The Z1 Extreme has already shown very comparable and sometimes better performance and power efficiency as the M2 chips and the Lunar Lake chips trade blows with the X Elite not just in performance but also power draw.
If you wanna know more, this goes very in depth on what the differences are: https://chipsandcheese.com/p/why-x86-doesnt-need-to-die
I agree it is not because they can't but because they didn't want to. But the truth is they haven't. Current offers match exactly what I have described in my comment. Intel and AMD have been sleeping on their laurels and ARM is coming for their lunch unless they move quick.

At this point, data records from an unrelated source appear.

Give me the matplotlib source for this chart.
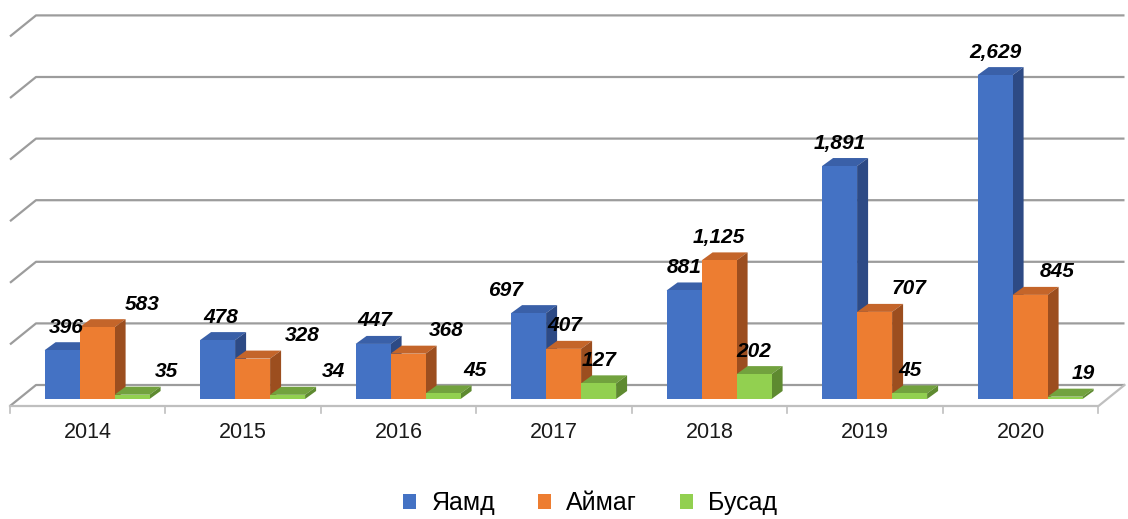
import numpy as np
import matplotlib
matplotlib.use("Agg")
import matplotlib.pyplot as plt
from matplotlib.patches import Polygon, Patch

plt.rcParams['font.family'] = ['Liberation Sans', 'DejaVu Sans']

years = ["2014", "2015", "2016", "2017", "2018", "2019", "2020"]
series = ["Яамд", "Аймаг", "Бусад"]
yaamd = [396, 478, 447, 697, 881, 1891, 2629]
aimag = [583, 328, 368, 407, 1125, 707, 845]
busad = [35, 34, 45, 127, 202, 45, 19]
values = [yaamd, aimag, busad]

# face colours: front, top, side
front_c = ["#4472C4", "#ED7D31", "#92D050"]
top_c = ["#3A60A8", "#C4652A", "#72A23E"]
side_c = ["#2D4A85", "#9C4E1F", "#5E8A30"]

# manual label nudges (px to the right), like the hand placed labels
label_dx = [[4, 3, 2, -23, 0, 0, 0],
            [45, 50, 38, 1, 0, 34, 27],
            [34, 46, 32, 1, 0, 0, 18]]

# pixel scale of the fake 3d view
PXX = 155.5      # px per category
PXY = 0.1232     # px per value unit
W, H = 1128, 519
BASE = 399       # px row of the bar fronts' base


def dx(p):
    return p / PXX


def dy(p):
    return p / PXY


fig = plt.figure(figsize=(W / 100, H / 100), dpi=100)
ax = fig.add_axes([0, 0, 1, 1])
ax.set_xlim(-0.5 - dx(10), -0.5 + dx(W - 10))
ax.set_ylim(-dy(H - BASE), dy(BASE))
ax.axis("off")

x = np.arange(len(years))
grid_c = "#9C9C9C"
depth_x, depth_y = dx(26), dy(21)
floor_front = -dy(7)
back0 = dy(14)

# back wall gridlines with the left wall slant
for v in range(0, 3001, 500):
    yb = v + back0
    ax.plot([-0.5, -0.5 + depth_x, 6.5 + depth_x], [yb - depth_y, yb, yb],
            color=grid_c, lw=1.6, zorder=1, solid_capstyle="butt")

# floor front and right edges
ax.plot([-0.5, 6.5, 6.5 + depth_x], [floor_front, floor_front, back0],
        color="#BFBFBF", lw=1.6, zorder=1)
for b in np.arange(-0.5, 7, 1):
    ax.plot([b, b], [floor_front, floor_front - dy(7)], color="#BFBFBF", lw=1.2, zorder=1)

for i, yr in enumerate(years):
    ax.text(i, -dy(33), yr, ha="center", va="center", fontsize=15.5, color="#1a1a1a")

# bars
bw = dx(35)
offs = [-0.165 + k * bw for k in range(3)]
bx, by = dx(11), dy(8)
z = 2
for i in range(len(years)):
    for s in range(3):
        v = values[s][i]
        bars = ax.bar(x[i] + offs[s], v, width=bw, color=front_c[s], linewidth=0)
        left = x[i] + offs[s] - bw / 2
        right = left + bw
        top = Polygon([(left, v), (right, v), (right + bx, v + by), (left + bx, v + by)],
                      closed=True, facecolor=top_c[s], edgecolor="none", zorder=z)
        side = Polygon([(right, 0), (right, v), (right + bx, v + by), (right + bx, by)],
                       closed=True, facecolor=side_c[s], edgecolor="none", zorder=z)
        ax.add_patch(top)
        ax.add_patch(side)
        bars.patches[0].set_zorder(z + 1)
        z += 2

for s in range(3):
    for i in range(len(years)):
        v = values[s][i]
        ax.text(x[i] + offs[s] + dx(label_dx[s][i]), v + dy(23), f"{v:,}",
                ha="center", va="center", fontsize=15, fontweight="bold",
                fontstyle="italic", color="black", zorder=100)

handles = [Patch(facecolor=c, edgecolor="none") for c in front_c]
fig.legend(handles, series, loc="center", bbox_to_anchor=(590 / W, 16 / H),
           ncol=3, frameon=False, fontsize=18, handlelength=0.55, handleheight=0.55,
           handletextpad=0.6, columnspacing=1.7)

fig.savefig("out.png", dpi=100)
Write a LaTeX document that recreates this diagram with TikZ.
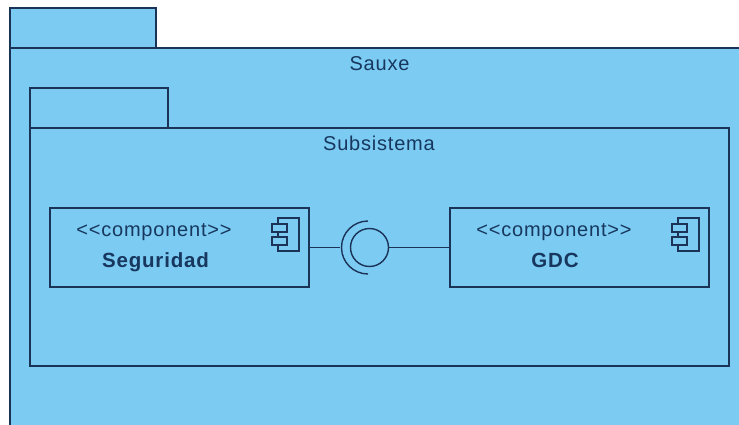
\documentclass[tikz,border=0pt]{standalone}
\usepackage{fontspec}
\setmainfont[LetterSpace=4]{Liberation Sans}
\definecolor{pkgfill}{HTML}{7BCBF2}
\definecolor{pkgline}{HTML}{1C3358}
\definecolor{txtcol}{HTML}{17375E}
\tikzset{
  box/.style={draw=pkgline,fill=pkgfill,line width=1.5pt,rectangle,inner sep=0pt,outer sep=0pt,anchor=north west},
  thin box/.style={box,line width=1.4pt},
  label text/.style={text=txtcol,inner sep=0pt,anchor=base,font=\fontsize{20}{24}\selectfont},
  bold text/.style={label text,font=\fontsize{20.5}{24}\selectfont\bfseries},
  wire/.style={draw=pkgline,line width=1.4pt},
  iconbox/.style={draw=pkgline,fill=pkgfill,line width=1.4pt,rectangle,inner sep=0pt,outer sep=0pt,minimum width=15pt,minimum height=8pt}
}
\newcommand{\compicon}[2]{%
  \node[iconbox,minimum width=21pt,minimum height=33pt,anchor=north west] (#2body) at (#1+6,218) {};
  \node[iconbox] (#2a) at (#1+7.5,228) {};
  \node[iconbox] (#2b) at (#1+7.5,241) {};
}
\begin{document}
\begin{tikzpicture}[x=1pt,y=-1pt]
\useasboundingbox (0,0) rectangle (739,425);
\clip (0,0) rectangle (739,425);
\fill[white] (0,0) rectangle (739,425);
% outer package
\node[box,minimum width=146pt,minimum height=40pt] (outertab) at (10,8) {};
\node[box,minimum width=760pt,minimum height=400pt] (outerbody) at (10,48) {};
\node[label text] (sauxe) at (379.5,71) {Sauxe};
% inner package
\node[box,minimum width=138pt,minimum height=40pt] (innertab) at (30,88) {};
\node[box,minimum width=699pt,minimum height=238pt] (innerbody) at (30,128) {};
\node[label text] (subsistema) at (379,151) {Subsistema};
% components
\node[thin box,minimum width=259pt,minimum height=79pt] (seg) at (50,208) {};
\node[thin box,minimum width=259pt,minimum height=79pt] (gdc) at (450,208) {};
\node[label text] (segst) at (154,236.5) {<{}<component>{}>};
\node[bold text] (segname) at (155.5,267) {Seguridad};
\node[label text] (gdcst) at (554,236.5) {<{}<component>{}>};
\node[bold text] (gdcname) at (555,267) {GDC};
\compicon{272}{segicon}
\compicon{672}{gdcicon}
% lollipop
\node[circle,draw=pkgline,line width=1.4pt,minimum size=38pt,inner sep=0pt,outer sep=0pt] (ball) at (369.5,247.5) {};
\coordinate (socket) at (340,247.5);
\draw[wire] (368,221) arc[start angle=-90,end angle=-270,radius=26.5] ;
\draw[wire] (seg.east |- socket) -- (socket);
\draw[wire] (ball.east) -- (gdc.west |- ball.east);
\end{tikzpicture}
\end{document}
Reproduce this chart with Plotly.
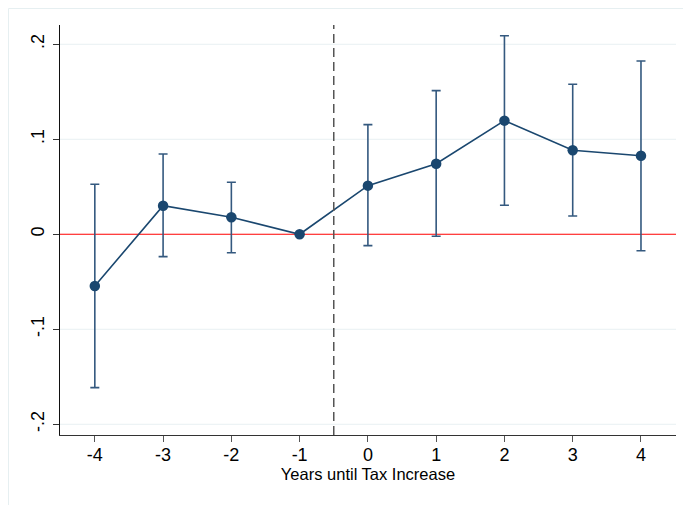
import plotly.graph_objects as go

years = [-4, -3, -2, -1, 0, 1, 2, 3, 4]
coef = [-0.0544, 0.0301, 0.0179, 0.0, 0.0512, 0.0743, 0.1196, 0.0884, 0.0827]
ci_low = [-0.1614, -0.0235, -0.0194, 0.0, -0.0120, -0.0021, 0.0305, 0.0193, -0.0173]
ci_high = [0.0526, 0.0845, 0.0547, 0.0, 0.1154, 0.1512, 0.2090, 0.1580, 0.1824]
ytick_vals = [-0.2, -0.1, 0, 0.1, 0.2]
ytick_text = ["-.2", "-.1", "0", ".1", ".2"]
xtick_vals = years
xtick_text = ["-4", "-3", "-2", "-1", "0", "1", "2", "3", "4"]
event_line = -0.5
x_title = "Years until Tax Increase"

navy = "#1a476f"
font_family = "Arial, Liberation Sans, sans-serif"

err_plus = [h - c for h, c in zip(ci_high, coef)]
err_minus = [c - l for c, l in zip(coef, ci_low)]

fig = go.Figure()

# CI caps (no markers)
fig.add_trace(go.Scatter(
    x=years, y=coef, mode="markers",
    marker=dict(size=1, color="rgba(0,0,0,0)"),
    error_y=dict(type="data", symmetric=False, array=err_plus, arrayminus=err_minus,
                 color="#34597f", thickness=1.6, width=4.5),
    showlegend=False, hoverinfo="skip",
))
# connected coefficients
fig.add_trace(go.Scatter(
    x=years, y=coef, mode="lines+markers",
    line=dict(color=navy, width=1.6),
    marker=dict(size=10.5, color=navy),
    showlegend=False,
))

# gridlines drawn as shapes (below traces), then the red zero line on top of them
for v in ytick_vals:
    if v != 0:
        fig.add_shape(type="line", xref="paper", yref="y", x0=0, x1=1, y0=v, y1=v,
                      line=dict(color="#e8f0f2", width=1), layer="below")
fig.add_shape(type="line", xref="paper", yref="y", x0=0, x1=1, y0=0, y1=0,
              line=dict(color="#ff0000", width=1.2), layer="below")
fig.add_shape(type="line", xref="x", yref="paper", x0=event_line, x1=event_line, y0=0, y1=1,
              line=dict(color="#555555", width=1.5, dash="9px,5px"), layer="above")

# page offset of 8px (body margin); plot area at page x 60..676, y 25..435
L, T, PW, PH = 52, 17, 616, 410
bx = (0.5 - L) / PW
fig.add_shape(type="line", xref="paper", yref="paper",
              x0=bx, x1=bx, y0=-(505 - T - PH) / PH, y1=(PH + T - 0.5) / PH,
              line=dict(color="#e6eff1", width=1))
fig.add_shape(type="line", xref="paper", yref="paper",
              x0=bx, x1=(691 - L) / PW, y0=(PH + T - 0.5) / PH, y1=(PH + T - 0.5) / PH,
              line=dict(color="#e6eff1", width=1))

fig.update_layout(
    width=691, height=505,
    margin=dict(l=L, r=691 - L - PW, t=T, b=505 - T - PH, autoexpand=False),
    paper_bgcolor="white", plot_bgcolor="white",
    font=dict(family=font_family, color="black"),
    xaxis=dict(
        range=[-4.51, 4.513], tickvals=xtick_vals, ticktext=xtick_text,
        ticks="outside", ticklen=6, tickcolor="#555555", tickwidth=1,
        showline=True, linecolor="#333333", linewidth=1.2,
        showgrid=False, zeroline=False, automargin=False,
        tickfont=dict(size=18, family=font_family),
        ticklabelstandoff=-3,
        title=dict(text=x_title, font=dict(size=16.5, family=font_family), standoff=2),
    ),
    yaxis=dict(
        range=[-0.2113, 0.2203], tickvals=ytick_vals, ticktext=ytick_text,
        tickangle=-90,
        ticks="outside", ticklen=6, tickcolor="#333333", tickwidth=1,
        showline=True, linecolor="#111111", linewidth=1.2,
        showgrid=False, zeroline=False, automargin=False,
        tickfont=dict(size=18, family=font_family),
        ticklabelstandoff=2,
    ),
)

fig.write_html("out.html")
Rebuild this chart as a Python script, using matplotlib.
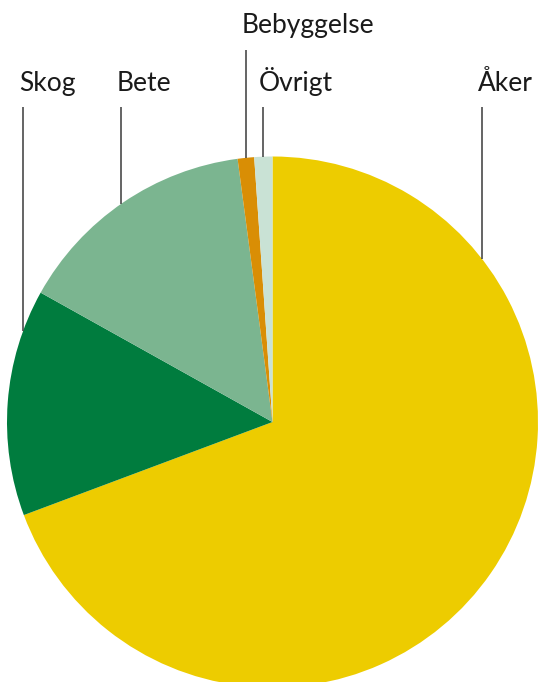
import numpy as np
import matplotlib
matplotlib.use("Agg")
import matplotlib.pyplot as plt

# land use shares (percent), clockwise from the top
labels = ["Åker", "Skog", "Bete", "Bebyggelse", "Övrigt"]
shares = [69.3, 13.8, 14.8, 1.0, 1.1]
colors = ["#EDCC00", "#007C3E", "#7BB590", "#D98E05", "#C9E2D5"]

# label placement in pixels (x of leader line, baseline y from top, top of line)
label_x = [482, 23, 121, 246, 263]
label_base = [91, 91, 91, 33, 91]
line_top = [107, 107, 107, 50, 107]

W, H = 539, 682
cx, cy, r = 272.5, H - 422, 265.5

plt.rcParams['font.family'] = ['Lato', 'DejaVu Sans']

fig = plt.figure(figsize=(W / 100, H / 100), dpi=100)
fig.patch.set_facecolor("white")
ax = fig.add_axes([0, 0, 1, 1])

ax.pie(shares, colors=colors, startangle=90, counterclock=False,
       center=(cx, cy), radius=r, frame=True,
       wedgeprops=dict(linewidth=0, antialiased=True))

for lab, x, base, top in zip(labels, label_x, label_base, line_top):
    # leader line runs straight down to the pie edge
    y_end = cy + np.sqrt(r ** 2 - (x - cx) ** 2)
    ax.plot([x, x], [H - top, y_end], color="#3a3a3a", lw=1.1,
            solid_capstyle="butt")
    ax.text(x - 4, H - base, lab, ha="left", va="baseline",
            fontsize=19, color="#1a1a1a")

ax.set_xlim(0, W)
ax.set_ylim(0, H)
ax.set_aspect("equal")
ax.axis("off")

fig.savefig("out.png", dpi=100, facecolor="white")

One of the reasons why it's harder for x86 is because the instruction set is simply more complex. You either need a decoder to turn it into simpler instructions, or more hardware to handle the complex instructions, both of which increase the number of transitors, and therefore power draw until we create a room temp superconductor
Both RISC and CISC decode into micro-ops regardless. Read the article, it goes into detail, the diagrams make it pretty clear if you don't want to read the whole article. Modern processors have no notable differences between RISC or CISC designs anymore in the way you described. The only thing RISC and CISC differs in is essentially just the interface that assemblers assemble code into. Which is different across ISAs anyways.